【ファクトシート vol.2】労働問題
マレーシアのパーム油産業における労働・人権リスク
パーム油やパーム核殻(PKS)が生産されているアブラヤシ農園では、以前より人権・労働問題の存在が指摘されており、特に日本の輸入量の7割を占めるマレーシアでは、強制労働、児童労働、人身売買など深刻な人権侵害が報告されています。米国労働省により2018年に発表された報告書「児童労働または強制労働によって生産された品目リスト」の中でも、マレーシアでは児童労働や強制労働、インドネシアでは児童労働のリスクを抱える産品としてパーム油が指定されています。

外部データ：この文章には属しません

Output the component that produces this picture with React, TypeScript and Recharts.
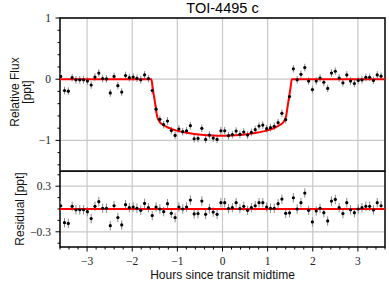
import React from 'react';
import {
  ComposedChart,
  Scatter,
  Line,
  XAxis,
  YAxis,
  ErrorBar,
  CartesianGrid,
  ReferenceLine,
  ReferenceArea,
} from 'recharts';

// binned photometry, hours from transit midtime
const hours = [
  -3.585, -3.5, -3.416, -3.331, -3.247, -3.162, -3.078, -2.993, -2.909, -2.825,
  -2.74, -2.655, -2.571, -2.486, -2.402, -2.318, -2.233, -2.148, -2.064, -1.979,
  -1.895, -1.811, -1.726, -1.641, -1.557, -1.472, -1.388, -1.303, -1.219, -1.134,
  -1.05, -0.966, -0.881, -0.796, -0.712, -0.628, -0.543, -0.458, -0.374, -0.29,
  -0.205, -0.12, -0.036, 0.049, 0.133, 0.218, 0.302, 0.386, 0.471, 0.556,
  0.64, 0.725, 0.809, 0.893, 0.978, 1.063, 1.147, 1.232, 1.316, 1.4,
  1.485, 1.57, 1.654, 1.738, 1.823, 1.908, 1.992, 2.077, 2.161, 2.245,
  2.33, 2.414, 2.499, 2.584, 2.668, 2.753, 2.837, 2.922, 3.006, 3.09,
  3.175, 3.26, 3.344, 3.428, 3.513,
];

// relative flux [ppt]
const flux = [
  0.045, -0.185, -0.195, 0.025, -0.01, -0.01, -0.01, -0.03, -0.095, 0.035,
  0.1, 0.01, 0.005, -0.225, 0.045, -0.105, -0.21, 0.06, 0.025, 0.035,
  0.015, -0.01, 0.07, 0.01, -0.185, -0.49, -0.656, -0.743, -0.683, -0.84,
  -0.918, -0.814, -0.858, -0.842, -0.76, -0.973, -0.967, -0.803, -0.984, -0.913,
  -0.962, -0.984, -0.842, -0.842, -0.923, -0.907, -0.847, -0.902, -0.863, -0.913,
  -0.869, -0.825, -0.765, -0.749, -0.809, -0.792, -0.77, -0.71, -0.557, -0.661,
  -0.284, 0.17, -0.01, 0.08, 0.19, -0.03, -0.17, -0.03, 0.02, -0.05,
  -0.15, 0.1, 0.13, 0.02, -0.06, 0.07, -0.03, -0.07, -0.02, -0.01,
  0.03, 0.03, -0.02, 0.07, 0.05,
];

// residual [ppt]
const residual = [
  0.043, -0.18, -0.19, 0.035, -0.01, -0.01, -0.01, -0.035, -0.126, 0.035,
  0.096, 0.01, 0.01, -0.22, 0.043, -0.113, -0.21, 0.057, 0.017, 0.026,
  0.01, -0.017, 0.074, 0.017, -0.087, 0.026, 0.0, -0.035, 0.07, -0.057,
  -0.113, 0.026, 0.0, 0.026, 0.117, -0.065, -0.06, 0.104, -0.07, 0.004,
  -0.04, -0.07, 0.083, 0.083, 0.004, 0.017, 0.083, 0.004, 0.035, -0.017,
  0.017, 0.043, 0.083, 0.083, 0.026, 0.01, 0.01, 0.07, 0.13, -0.057,
  -0.05, 0.148, 0.0, 0.083, 0.21, -0.017, -0.17, -0.026, 0.01, -0.048,
  -0.157, 0.104, 0.126, 0.017, -0.06, 0.083, -0.01, -0.048, 0.0, 0.017,
  0.035, 0.035, -0.013, 0.083, 0.043,
];

const fluxErr = 0.062;

// transit model curve
const modelHours = [
  -3.6, -1.576, -1.55, -1.52, -1.48, -1.45, -1.42, -1.38, -1.32, -1.22,
  -1.02, -0.82, -0.62, -0.42, -0.22, -0.02, 0.18, 0.38, 0.58, 0.78,
  0.98, 1.18, 1.28, 1.34, 1.38, 1.41, 1.44, 1.48, 1.51, 1.536, 3.6,
];
const modelFlux = [
  0, 0, -0.124, -0.267, -0.457, -0.6, -0.665, -0.71, -0.745, -0.785,
  -0.84, -0.872, -0.895, -0.91, -0.918, -0.922, -0.918, -0.91, -0.895, -0.872,
  -0.84, -0.785, -0.745, -0.71, -0.665, -0.6, -0.457, -0.267, -0.124, 0, 0,
];

const hourTicks = [-3, -2, -1, 0, 1, 2, 3];
const hourMinor = Array.from({ length: 37 }, (_, i) => Math.round((-3.6 + i * 0.2) * 10) / 10);
const fluxMajor = [-1, 0, 1];
const fluxMinor = [-1.4, -1.2, -1, -0.8, -0.6, -0.4, -0.2, 0, 0.2, 0.4, 0.6, 0.8, 1];
const residMajor = [-0.3, 0.3];
const residMinor = [-0.45, -0.3, -0.15, 0, 0.15, 0.3, 0.45];

const fluxData = hours.map((t, i) => ({ t, f: flux[i], e: fluxErr }));
const residData = hours.map((t, i) => ({ t, r: residual[i], e: fluxErr }));
const modelData = modelHours.map((t, i) => ({ t, m: modelFlux[i] }));

const TICK_FONT = '"Liberation Serif", "DejaVu Serif", serif';
const LABEL_FONT = '"Liberation Sans", Arial, sans-serif';
const GRID = '#c8c8c8';

const fmt = (v: number) => (v < 0 ? '\u2212' + String(Math.abs(v)) : String(v));
const isIn = (arr: number[], v: number) => arr.some((m) => Math.abs(m - v) < 1e-9);

function leftTick(majors: number[]) {
  return (props: any) => {
    const { x, y, payload } = props;
    const major = isIn(majors, payload.value);
    return (
      <g>
        <line x1={x - (major ? 4.5 : 2.5)} x2={x} y1={y} y2={y} stroke="#000" strokeWidth={1} />
        {major && (
          <text x={x - 9} y={y} textAnchor="end" dominantBaseline="central"
            fontFamily={TICK_FONT} fontSize={11.5} fill="#222">
            {fmt(payload.value)}
          </text>
        )}
      </g>
    );
  };
}

function bottomTick(props: any) {
  const { x, y, payload } = props;
  const major = isIn(hourTicks, payload.value);
  return (
    <g>
      <line x1={x} x2={x} y1={y} y2={y + (major ? 4.5 : 2.5)} stroke="#000" strokeWidth={1} />
      {major && (
        <text x={x} y={y + 14} textAnchor="middle" dominantBaseline="central"
          fontFamily={TICK_FONT} fontSize={11.5} fill="#222">
          {fmt(payload.value)}
        </text>
      )}
    </g>
  );
}

const dot = (props: any) => <circle cx={props.cx} cy={props.cy} r={1.6} fill="#000" />;
const noDot = () => <g />;

export default function App() {
  return (
    <div style={{ position: 'absolute', left: 0, top: 0, width: 389, height: 292, background: '#fff' }}>
      <div style={{ position: 'absolute', left: 60, width: 325, top: 0, textAlign: 'center',
        fontFamily: LABEL_FONT, fontSize: 14.5, lineHeight: '17px', color: '#000' }}>
        TOI-4495 c
      </div>

      <div style={{ position: 'absolute', left: 21, top: 92, transform: 'translate(-50%, -50%) rotate(-90deg)',
        fontFamily: LABEL_FONT, fontSize: 12, lineHeight: '11.5px', textAlign: 'center', whiteSpace: 'nowrap', color: '#111' }}>
        Relative Flux<br />[ppt]
      </div>

      <div style={{ position: 'absolute', left: 20, top: 209, transform: 'translate(-50%, -50%) rotate(-90deg)',
        fontFamily: LABEL_FONT, fontSize: 12, lineHeight: '14px', whiteSpace: 'nowrap', color: '#111' }}>
        Residual [ppt]
      </div>

      <div style={{ position: 'absolute', left: 60, width: 325, top: 268, textAlign: 'center',
        fontFamily: LABEL_FONT, fontSize: 12, lineHeight: '14px', color: '#111' }}>
        Hours since transit midtime
      </div>

      <div style={{ position: 'absolute', left: 0, top: 0 }}>
        <ComposedChart width={389} height={172} margin={{ top: 18, right: 4, bottom: 1, left: 0 }}>
          <CartesianGrid stroke={GRID} strokeWidth={1.2} horizontalValues={fluxMajor} verticalValues={hourTicks} />
          <XAxis type="number" dataKey="t" domain={[-3.6, 3.6]} ticks={hourTicks} hide allowDataOverflow />
          <YAxis type="number" domain={[-1.5, 1]} width={60} ticks={fluxMinor} interval={0}
            tick={leftTick(fluxMajor)} tickLine={false} axisLine={false} tickSize={0} tickMargin={0} allowDataOverflow />
          <Scatter data={fluxData} dataKey="f" shape={noDot} isAnimationActive={false}>
            <ErrorBar dataKey="e" direction="y" width={0} stroke="#8a8a8a" strokeWidth={1} isAnimationActive={false} />
          </Scatter>
          <Line data={modelData} dataKey="m" type="monotone" stroke="#ff0000" strokeWidth={2}
            dot={false} activeDot={false} isAnimationActive={false} />
          <Scatter data={fluxData} dataKey="f" shape={dot} isAnimationActive={false} />
          <ReferenceArea x1={-3.6} x2={3.6} y1={-1.5} y2={1} fill="none" stroke="#000" strokeWidth={1.5} />
        </ComposedChart>
      </div>

      <div style={{ position: 'absolute', left: 0, top: 171 }}>
        <ComposedChart width={389} height={121} margin={{ top: 0, right: 4, bottom: 15, left: 0 }}>
          <CartesianGrid stroke={GRID} strokeWidth={1.2} horizontalValues={[-0.3, 0, 0.3]} verticalValues={hourTicks} />
          <XAxis type="number" dataKey="t" domain={[-3.6, 3.6]} ticks={hourMinor} interval={0} height={30}
            tick={bottomTick} tickLine={false} axisLine={false} tickSize={0} tickMargin={0} allowDataOverflow />
          <YAxis type="number" domain={[-0.5, 0.5]} width={60} ticks={residMinor} interval={0}
            tick={leftTick(residMajor)} tickLine={false} axisLine={false} tickSize={0} tickMargin={0} allowDataOverflow />
          <Scatter data={residData} dataKey="r" shape={noDot} isAnimationActive={false}>
            <ErrorBar dataKey="e" direction="y" width={0} stroke="#8a8a8a" strokeWidth={1} isAnimationActive={false} />
          </Scatter>
          <ReferenceLine y={0} stroke="#ff0000" strokeWidth={2} />
          <Scatter data={residData} dataKey="r" shape={dot} isAnimationActive={false} />
          <ReferenceArea x1={-3.6} x2={3.6} y1={-0.5} y2={0.5} fill="none" stroke="#000" strokeWidth={1.5} />
        </ComposedChart>
      </div>
    </div>
  );
}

国際的な流通・小売りの業界団体コンシューマー・グッズ・フォーラム(TCGF)は、2018年11月に発表した報告書「インドネシアとマレーシアのパーム油セクターにおける強制労働リスクの評価」の中で、マレーシアの強制労働リスクを以下のようにまとめています。
1. 最も脆弱な状況にある外国人移住労働者の使用
2. 特にパスポートと身分証明書の保管
3. 雇用機関(ブローカー)により、雇用条件や賃金の間違った情報や虚偽の約束が労働者に伝えられる詐欺行為
4. 最低賃金を満たすために必要な非現実的な生産目標(ノルマ)
5. 賃金の控除や契約の解約につながる脅威や暴力などの強制的な慣行
FGV社は旧FELDA(連邦土地開発機構)。マレーシア最大のパーム油生産者で、これまでも労働・人権問題の存在が指摘されては改善の約束をしている。